[BEGIN DATA SHOWN]

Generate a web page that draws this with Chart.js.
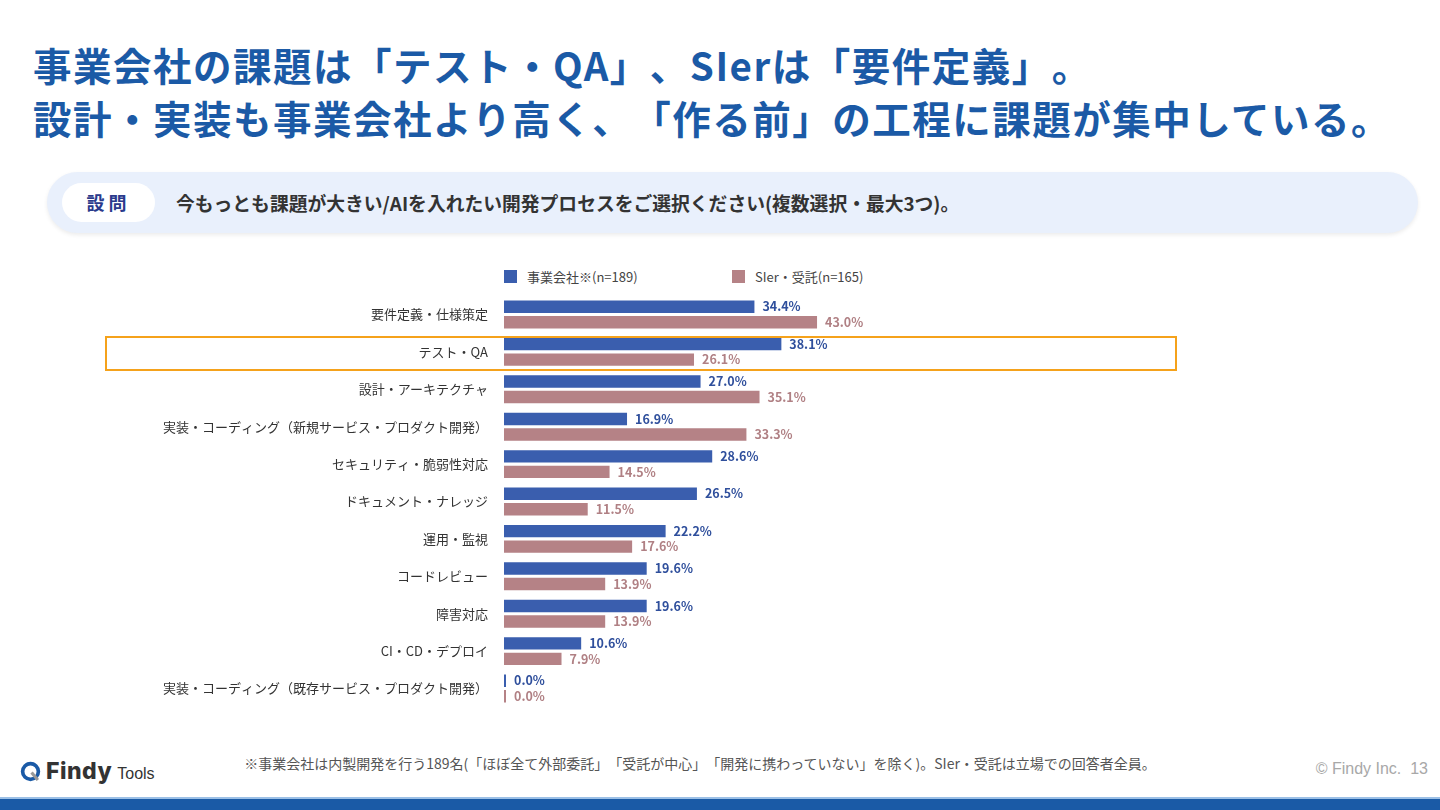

[END DATA SHOWN]
[BEGIN DATA SHOWN]

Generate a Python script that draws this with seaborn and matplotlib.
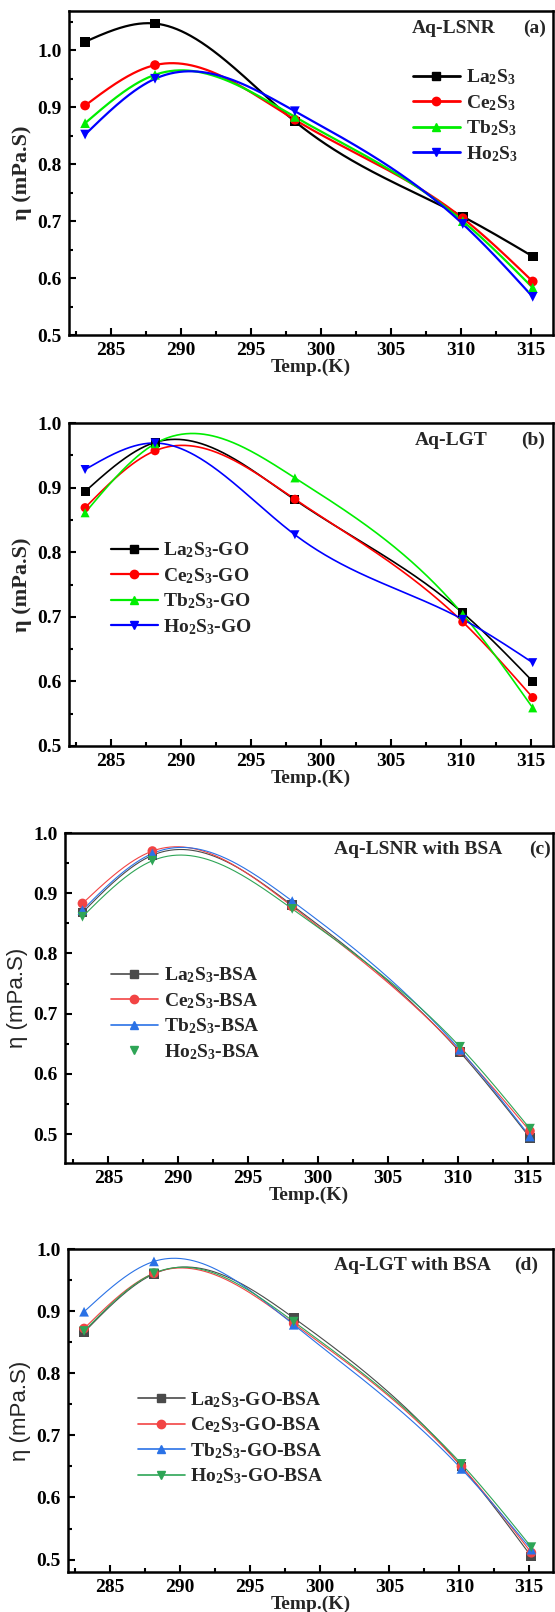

[END DATA SHOWN]
[BEGIN DATA SHOWN]

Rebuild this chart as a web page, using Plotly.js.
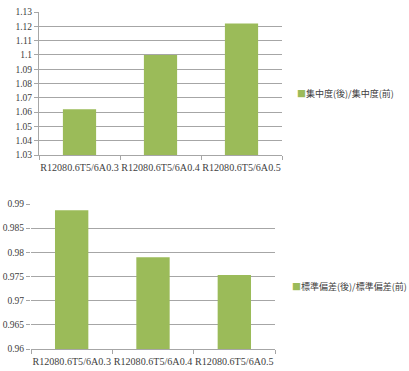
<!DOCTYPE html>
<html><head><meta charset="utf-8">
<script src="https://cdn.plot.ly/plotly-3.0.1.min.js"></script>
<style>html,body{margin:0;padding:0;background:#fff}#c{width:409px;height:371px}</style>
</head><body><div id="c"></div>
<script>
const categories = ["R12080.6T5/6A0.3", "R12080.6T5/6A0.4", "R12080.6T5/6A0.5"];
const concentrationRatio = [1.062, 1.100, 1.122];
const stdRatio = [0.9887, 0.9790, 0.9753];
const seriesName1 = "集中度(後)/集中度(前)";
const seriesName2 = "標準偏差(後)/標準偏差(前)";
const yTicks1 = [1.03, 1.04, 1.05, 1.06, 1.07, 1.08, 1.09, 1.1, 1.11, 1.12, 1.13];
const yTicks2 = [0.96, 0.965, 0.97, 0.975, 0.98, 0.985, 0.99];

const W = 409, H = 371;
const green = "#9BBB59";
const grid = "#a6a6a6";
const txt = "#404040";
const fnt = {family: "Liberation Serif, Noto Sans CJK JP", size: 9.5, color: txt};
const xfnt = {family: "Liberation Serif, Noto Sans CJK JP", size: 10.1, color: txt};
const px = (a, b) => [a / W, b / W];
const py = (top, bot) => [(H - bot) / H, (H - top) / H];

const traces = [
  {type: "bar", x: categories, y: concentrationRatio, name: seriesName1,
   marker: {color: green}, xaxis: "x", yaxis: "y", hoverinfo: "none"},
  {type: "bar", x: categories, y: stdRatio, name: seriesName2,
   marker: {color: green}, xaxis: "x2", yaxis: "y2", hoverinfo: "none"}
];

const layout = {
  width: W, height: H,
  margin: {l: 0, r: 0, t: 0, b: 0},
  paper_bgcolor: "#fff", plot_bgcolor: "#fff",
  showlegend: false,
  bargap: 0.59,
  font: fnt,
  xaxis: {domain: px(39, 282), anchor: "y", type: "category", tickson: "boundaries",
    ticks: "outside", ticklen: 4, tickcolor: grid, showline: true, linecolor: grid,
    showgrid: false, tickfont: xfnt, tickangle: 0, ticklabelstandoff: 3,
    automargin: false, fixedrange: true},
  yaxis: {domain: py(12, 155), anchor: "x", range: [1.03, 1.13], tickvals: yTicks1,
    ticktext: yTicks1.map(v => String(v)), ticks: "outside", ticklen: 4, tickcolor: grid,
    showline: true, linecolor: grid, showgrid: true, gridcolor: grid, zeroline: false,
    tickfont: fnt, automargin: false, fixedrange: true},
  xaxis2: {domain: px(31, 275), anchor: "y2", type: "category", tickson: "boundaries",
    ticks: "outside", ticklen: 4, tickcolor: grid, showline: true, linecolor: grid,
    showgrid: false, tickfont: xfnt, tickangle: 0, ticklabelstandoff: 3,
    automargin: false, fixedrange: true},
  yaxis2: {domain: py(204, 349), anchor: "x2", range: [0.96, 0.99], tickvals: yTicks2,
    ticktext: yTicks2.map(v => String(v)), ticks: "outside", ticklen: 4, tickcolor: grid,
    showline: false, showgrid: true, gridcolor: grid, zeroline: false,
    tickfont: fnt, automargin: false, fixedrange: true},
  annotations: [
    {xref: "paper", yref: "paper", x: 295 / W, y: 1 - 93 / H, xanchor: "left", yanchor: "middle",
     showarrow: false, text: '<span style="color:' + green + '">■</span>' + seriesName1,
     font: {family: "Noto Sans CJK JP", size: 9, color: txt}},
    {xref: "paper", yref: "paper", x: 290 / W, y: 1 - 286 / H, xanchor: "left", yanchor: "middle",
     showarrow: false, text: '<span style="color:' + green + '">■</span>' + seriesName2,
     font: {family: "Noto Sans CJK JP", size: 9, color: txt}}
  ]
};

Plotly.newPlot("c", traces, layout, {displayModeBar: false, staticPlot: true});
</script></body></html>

[END DATA SHOWN]

In the listing, find each line with the string "this" and copy it.

[RESPONSE]
Generate a web page that draws this with Chart.js.
Generate a Python script that draws this with seaborn and matplotlib.
Rebuild this chart as a web page, using Plotly.js.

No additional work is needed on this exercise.